:: What the exercise asks ::
What lines of the data hold the string "this"? Pull each one out.

:: Input material ::

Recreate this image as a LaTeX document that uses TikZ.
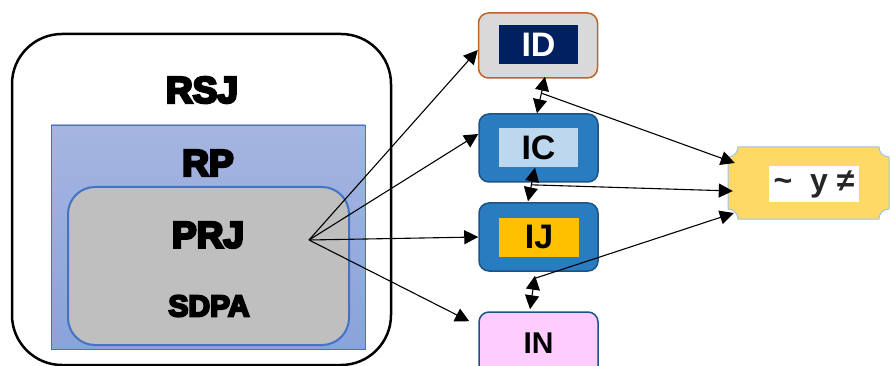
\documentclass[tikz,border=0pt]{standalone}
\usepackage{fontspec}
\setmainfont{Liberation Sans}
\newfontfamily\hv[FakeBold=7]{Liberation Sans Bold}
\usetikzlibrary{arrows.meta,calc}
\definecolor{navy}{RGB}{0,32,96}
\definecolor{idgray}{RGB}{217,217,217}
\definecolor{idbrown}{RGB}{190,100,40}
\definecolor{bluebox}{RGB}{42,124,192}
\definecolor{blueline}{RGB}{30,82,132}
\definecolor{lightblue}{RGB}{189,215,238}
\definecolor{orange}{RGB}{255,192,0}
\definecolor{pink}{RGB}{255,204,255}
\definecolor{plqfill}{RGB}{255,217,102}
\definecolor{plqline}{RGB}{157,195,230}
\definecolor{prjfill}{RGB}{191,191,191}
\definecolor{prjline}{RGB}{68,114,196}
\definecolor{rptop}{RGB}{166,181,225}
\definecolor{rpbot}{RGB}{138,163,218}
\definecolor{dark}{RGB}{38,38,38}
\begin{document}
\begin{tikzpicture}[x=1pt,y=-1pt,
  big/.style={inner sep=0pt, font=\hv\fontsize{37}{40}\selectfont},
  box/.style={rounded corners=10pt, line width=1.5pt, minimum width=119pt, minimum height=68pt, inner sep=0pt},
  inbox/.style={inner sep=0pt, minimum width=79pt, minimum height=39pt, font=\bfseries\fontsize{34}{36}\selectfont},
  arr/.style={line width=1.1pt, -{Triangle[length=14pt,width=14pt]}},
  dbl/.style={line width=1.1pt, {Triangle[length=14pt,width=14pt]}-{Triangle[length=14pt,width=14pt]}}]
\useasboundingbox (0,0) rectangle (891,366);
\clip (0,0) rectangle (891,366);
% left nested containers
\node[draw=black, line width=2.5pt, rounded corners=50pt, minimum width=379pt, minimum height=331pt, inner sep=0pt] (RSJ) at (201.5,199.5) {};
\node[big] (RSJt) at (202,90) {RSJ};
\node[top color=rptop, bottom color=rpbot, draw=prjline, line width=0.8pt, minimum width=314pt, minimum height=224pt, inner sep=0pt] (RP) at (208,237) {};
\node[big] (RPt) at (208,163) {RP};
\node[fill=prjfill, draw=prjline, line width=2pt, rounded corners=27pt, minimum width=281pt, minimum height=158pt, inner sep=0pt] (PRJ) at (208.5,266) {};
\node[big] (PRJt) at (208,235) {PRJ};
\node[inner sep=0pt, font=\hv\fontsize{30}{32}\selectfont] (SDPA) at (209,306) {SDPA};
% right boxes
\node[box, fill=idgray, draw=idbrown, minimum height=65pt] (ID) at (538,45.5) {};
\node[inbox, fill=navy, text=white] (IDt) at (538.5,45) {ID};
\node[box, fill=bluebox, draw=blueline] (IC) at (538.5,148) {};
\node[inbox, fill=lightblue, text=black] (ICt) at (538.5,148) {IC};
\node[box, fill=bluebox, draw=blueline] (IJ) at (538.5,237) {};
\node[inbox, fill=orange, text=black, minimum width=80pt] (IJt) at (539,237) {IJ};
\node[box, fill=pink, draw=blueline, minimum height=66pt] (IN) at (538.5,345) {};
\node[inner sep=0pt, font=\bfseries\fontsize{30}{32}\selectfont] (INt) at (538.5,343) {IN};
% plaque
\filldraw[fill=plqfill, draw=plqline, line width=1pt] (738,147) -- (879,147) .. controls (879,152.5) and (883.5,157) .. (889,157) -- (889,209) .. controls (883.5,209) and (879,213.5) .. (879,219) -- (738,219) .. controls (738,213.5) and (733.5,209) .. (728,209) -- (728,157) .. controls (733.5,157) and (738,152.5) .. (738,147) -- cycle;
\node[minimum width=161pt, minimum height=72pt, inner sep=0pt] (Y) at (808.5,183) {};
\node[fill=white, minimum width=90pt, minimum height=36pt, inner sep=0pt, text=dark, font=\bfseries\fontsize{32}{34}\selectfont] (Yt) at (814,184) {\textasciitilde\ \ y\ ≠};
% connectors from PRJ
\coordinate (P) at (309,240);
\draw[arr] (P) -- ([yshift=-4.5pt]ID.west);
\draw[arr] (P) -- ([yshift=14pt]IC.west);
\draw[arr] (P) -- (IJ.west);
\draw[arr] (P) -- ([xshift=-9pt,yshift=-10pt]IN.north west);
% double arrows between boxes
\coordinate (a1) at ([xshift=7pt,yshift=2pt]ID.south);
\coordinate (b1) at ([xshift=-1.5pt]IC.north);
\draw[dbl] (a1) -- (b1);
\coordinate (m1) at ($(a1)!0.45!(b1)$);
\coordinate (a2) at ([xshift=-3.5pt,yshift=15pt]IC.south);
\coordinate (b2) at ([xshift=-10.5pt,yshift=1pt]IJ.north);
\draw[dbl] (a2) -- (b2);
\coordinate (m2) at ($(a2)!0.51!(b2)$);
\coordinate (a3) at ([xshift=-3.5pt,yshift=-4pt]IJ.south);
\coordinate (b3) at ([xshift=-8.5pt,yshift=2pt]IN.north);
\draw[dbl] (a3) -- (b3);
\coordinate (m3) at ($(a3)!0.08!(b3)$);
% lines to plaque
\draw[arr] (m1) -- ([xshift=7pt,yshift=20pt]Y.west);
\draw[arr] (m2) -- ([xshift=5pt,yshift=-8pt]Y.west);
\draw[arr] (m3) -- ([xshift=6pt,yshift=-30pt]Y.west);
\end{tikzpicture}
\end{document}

* * *

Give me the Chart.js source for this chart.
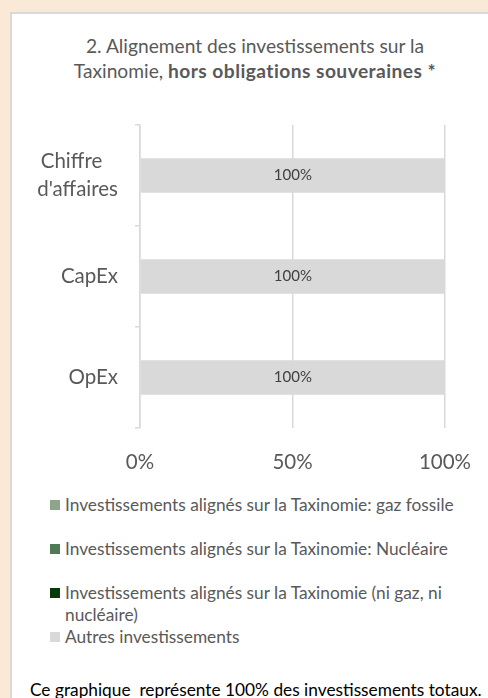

:: Answer below ::
Recreate this image as a LaTeX document that uses TikZ.
Give me the Chart.js source for this chart.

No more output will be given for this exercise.